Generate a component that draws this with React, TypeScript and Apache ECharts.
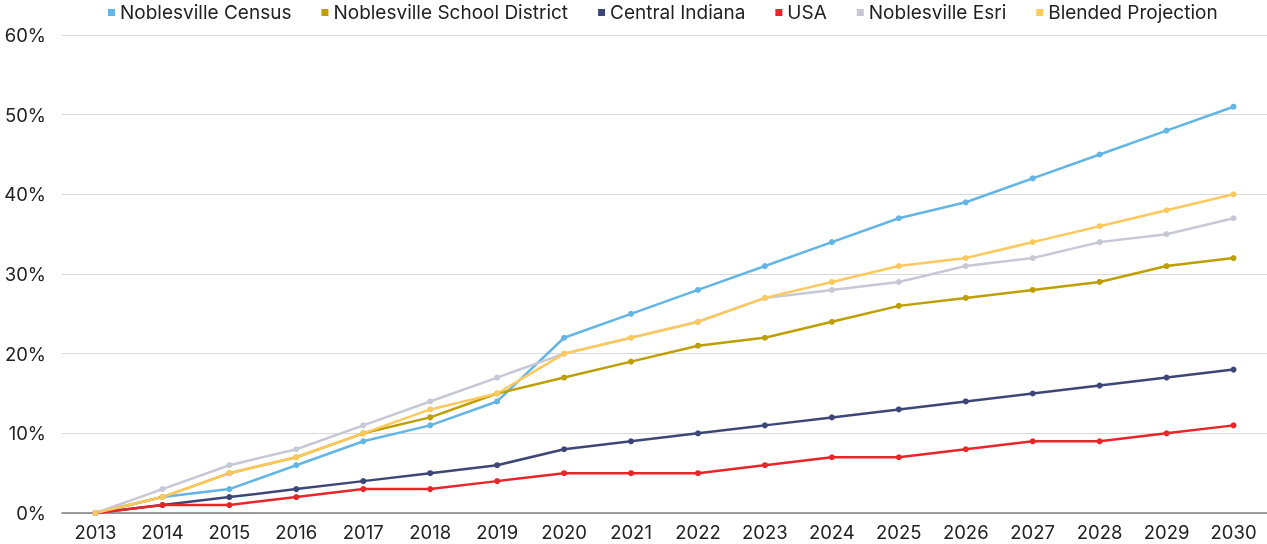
import React, { useEffect, useRef } from "react";
import * as echarts from "echarts";

const years = ["2013","2014","2015","2016","2017","2018","2019","2020","2021","2022","2023","2024","2025","2026","2027","2028","2029","2030"];
const census = [0,2,3,6,9,11,14,22,25,28,31,34,37,39,42,45,48,51];
const schoolDistrict = [0,2,5,7,10,12,15,17,19,21,22,24,26,27,28,29,31,32];
const centralIndiana = [0,1,2,3,4,5,6,8,9,10,11,12,13,14,15,16,17,18];
const usa = [0,1,1,2,3,3,4,5,5,5,6,7,7,8,9,9,10,11];
const esri = [0,3,6,8,11,14,17,20,22,24,27,28,29,31,32,34,35,37];
const blended = [0,2,5,7,10,13,15,20,22,24,27,29,31,32,34,36,38,40];

const seriesDefs = [
  { name: "Noblesville Census", data: census, color: "#62b5e5" },
  { name: "Noblesville School District", data: schoolDistrict, color: "#bf9e00" },
  { name: "Central Indiana", data: centralIndiana, color: "#3d4677" },
  { name: "USA", data: usa, color: "#e8262a" },
  { name: "Noblesville Esri", data: esri, color: "#c6c8d5" },
  { name: "Blended Projection", data: blended, color: "#fdc95c" },
];

const FONT = "Inter, 'Noto Sans', sans-serif";

export default function App() {
  const ref = useRef<HTMLDivElement>(null);
  useEffect(() => {
    if (!ref.current) return;
    const chart = echarts.init(ref.current, null, { renderer: "svg" });
    chart.setOption({
      animation: false,
      textStyle: { fontFamily: FONT },
      legend: {
        top: -2,
        left: 103,
        itemWidth: 7,
        itemHeight: 7,
        itemGap: 30,
        icon: "rect",
        textStyle: { fontSize: 19, color: "#222", fontFamily: FONT },
        data: seriesDefs.map((s) => s.name),
      },
      grid: { left: 62, right: 0, top: 35, bottom: 31, containLabel: false },
      xAxis: {
        type: "category",
        data: years,
        boundaryGap: true,
        axisLine: { lineStyle: { color: "#7f7f7f", width: 1.5 } },
        axisTick: { show: false },
        axisLabel: { color: "#222", fontSize: 18.5, margin: 9, fontFamily: FONT },
      },
      yAxis: {
        type: "value",
        min: 0,
        max: 60,
        interval: 10,
        axisLine: { show: false },
        axisTick: { show: false },
        splitLine: { lineStyle: { color: "#d9d9d9", width: 1.2 } },
        axisLabel: { color: "#222", fontSize: 18.5, margin: 16, formatter: "{value}%", fontFamily: FONT },
      },
      series: seriesDefs.map((s) => ({
        name: s.name,
        type: "line",
        data: s.data,
        color: s.color,
        symbol: "circle",
        symbolSize: 6,
        lineStyle: { width: 2.5, color: s.color },
        itemStyle: { color: s.color },
      })),
    });
    return () => chart.dispose();
  }, []);
  return <div ref={ref} style={{ position: "fixed", left: 0, top: 0, width: 1267, height: 544 }} />;
}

▶ AIM OF THE EXERCISE:
Repeat the listing above exactly, with no pictures.

▶ FINAL ANSWER:
Generate a component that draws this with React, TypeScript and Apache ECharts.
import React, { useEffect, useRef } from "react";
import * as echarts from "echarts";

const years = ["2013","2014","2015","2016","2017","2018","2019","2020","2021","2022","2023","2024","2025","2026","2027","2028","2029","2030"];
const census = [0,2,3,6,9,11,14,22,25,28,31,34,37,39,42,45,48,51];
const schoolDistrict = [0,2,5,7,10,12,15,17,19,21,22,24,26,27,28,29,31,32];
const centralIndiana = [0,1,2,3,4,5,6,8,9,10,11,12,13,14,15,16,17,18];
const usa = [0,1,1,2,3,3,4,5,5,5,6,7,7,8,9,9,10,11];
const esri = [0,3,6,8,11,14,17,20,22,24,27,28,29,31,32,34,35,37];
const blended = [0,2,5,7,10,13,15,20,22,24,27,29,31,32,34,36,38,40];

const seriesDefs = [
  { name: "Noblesville Census", data: census, color: "#62b5e5" },
  { name: "Noblesville School District", data: schoolDistrict, color: "#bf9e00" },
  { name: "Central Indiana", data: centralIndiana, color: "#3d4677" },
  { name: "USA", data: usa, color: "#e8262a" },
  { name: "Noblesville Esri", data: esri, color: "#c6c8d5" },
  { name: "Blended Projection", data: blended, color: "#fdc95c" },
];

const FONT = "Inter, 'Noto Sans', sans-serif";

export default function App() {
  const ref = useRef<HTMLDivElement>(null);
  useEffect(() => {
    if (!ref.current) return;
    const chart = echarts.init(ref.current, null, { renderer: "svg" });
    chart.setOption({
      animation: false,
      textStyle: { fontFamily: FONT },
      legend: {
        top: -2,
        left: 103,
        itemWidth: 7,
        itemHeight: 7,
        itemGap: 30,
        icon: "rect",
        textStyle: { fontSize: 19, color: "#222", fontFamily: FONT },
        data: seriesDefs.map((s) => s.name),
      },
      grid: { left: 62, right: 0, top: 35, bottom: 31, containLabel: false },
      xAxis: {
        type: "category",
        data: years,
        boundaryGap: true,
        axisLine: { lineStyle: { color: "#7f7f7f", width: 1.5 } },
        axisTick: { show: false },
        axisLabel: { color: "#222", fontSize: 18.5, margin: 9, fontFamily: FONT },
      },
      yAxis: {
        type: "value",
        min: 0,
        max: 60,
        interval: 10,
        axisLine: { show: false },
        axisTick: { show: false },
        splitLine: { lineStyle: { color: "#d9d9d9", width: 1.2 } },
        axisLabel: { color: "#222", fontSize: 18.5, margin: 16, formatter: "{value}%", fontFamily: FONT },
      },
      series: seriesDefs.map((s) => ({
        name: s.name,
        type: "line",
        data: s.data,
        color: s.color,
        symbol: "circle",
        symbolSize: 6,
        lineStyle: { width: 2.5, color: s.color },
        itemStyle: { color: s.color },
      })),
    });
    return () => chart.dispose();
  }, []);
  return <div ref={ref} style={{ position: "fixed", left: 0, top: 0, width: 1267, height: 544 }} />;
}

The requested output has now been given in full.